Extent of Kingdom of Shashanka
King Shashanka was known as the 'Lord of Gauda' and his royal kingdom extended much beyond the area of Gauda. Within the conclusion of his regime, his empire stretched to Bhuvansha from 'Vanga', and continued till the border of Kamarupa. Bengal was classified into three subdivisions prior to the rule of Shashanka, named Gauda, Samatata and Banga. This land was then administered by an incapable ruler called Mahasengupta who belonged to the Gupta Dynasty. Shashanka was amongst the chieftains of Mahasengupta who steadily reached the zenith of power, owing to the weakness of the ruler. Following the death of Mahasengupta, his successors were deprived of their ancestral kingdom by Shashanka who drove them out of their own territories and founded his very own empire referred to as Gauda.

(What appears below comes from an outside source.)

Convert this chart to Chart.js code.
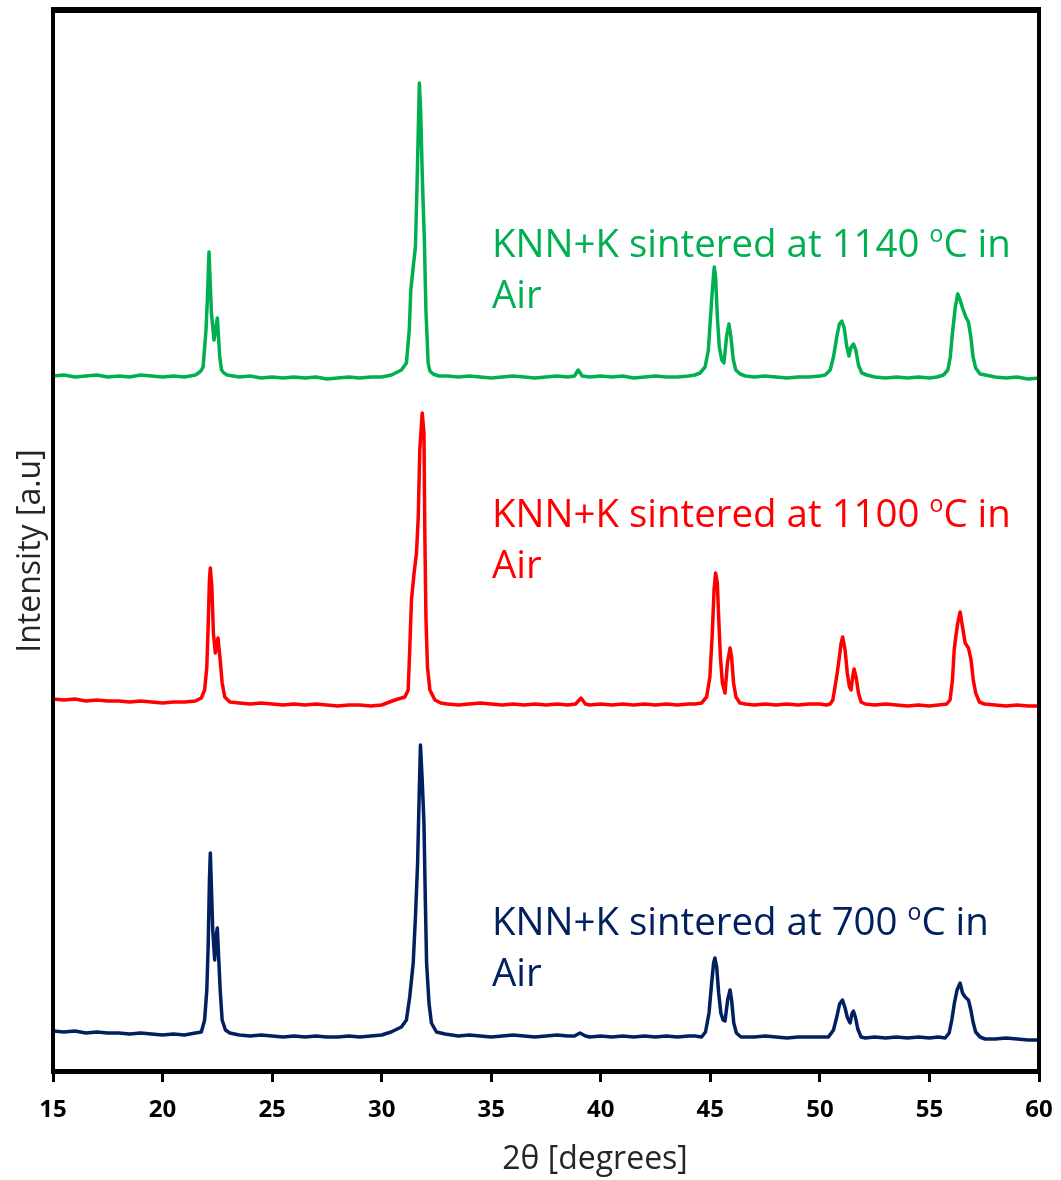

Various accounts of the life of King Shashanha have been obtained from accounts of his contemporaries Bhaskaravarman and Harshavardhana, particularly their copper plates. Information about his lifestyles have also been derived from copper plates of the King of Ganjam, Madhavavarma, as well as accounts written by Zuanzang, a Chinese monk. Certain coins which were minted during the rule of King Shashanka also speak volumes about this ruler of Bengal. However, Shashanka was a Brahmin, and therefore it is believed that the information communicated by Zuanzang and Bana might not be very trustworthy. It is also believed that these two writers were patronized by one of the enemies of King Shashanka, so there might be a probability that their accounts might be tinged with a certain degree of biasness. According to Bana and Zuanzang, Shashanka was described as a 'vile Gauda serpent' and that he had demolished Buddhist stupas of Bengal. Their accounts also state that Shashanka had announced an award of one hundred gold coins for the severed head of all the Buddhist monks of his empire.
War of Shashanka with Harshavardhana
Shashanka had engaged in violent warfare with the then Emperor of Thanesar who was named Harshavardhana as well as all his allies. However, the outcome of the battle is mysterious since historical accounts have claimed that Shashanka had continued to rule over his lands with dignity after the battle. Devgupta, who was the ruler of Malwa was a sworn enemy of the king of Kannauj, Grahavarman, who was said to be the brother-in-law of the Vardhan princes. This was due to the fact that Grahavarman was married to Rajyashri, the princess of Thanesar. Kannauj was attacked by Devgupta and captured and killed Devgupta. Thereafter, Devgupta's wife Rajyashri was taken prisoner by him. Prabhakarvardhan, the ruler of Thanesar died at the shock of the news and soon after his elder son Rajyavardhan was crowned the new ruler of Thanesar.
In order to take revenge for the death of Grahavarman, Rajyavardhan fought a battle against Devgupta at Kannauj, where he was defeated and killed. It has been suspected that Shashanka had later rendered his cooperation at this battle as part of a treachery, though conclusive proofs are absent which make this suspicion certain. Harshavardhana was then made the new king of Thanesar who assembled an army and launched an attack on Kannauj. Some historical accounts have indicated that Shashanka and Devgupta were compelled to retreat from Kannauj, though Shashanka continued to rule Gauda. However, Harshavardhana made frequent attacks to his empire, which was boldly counteracted by Shashanka.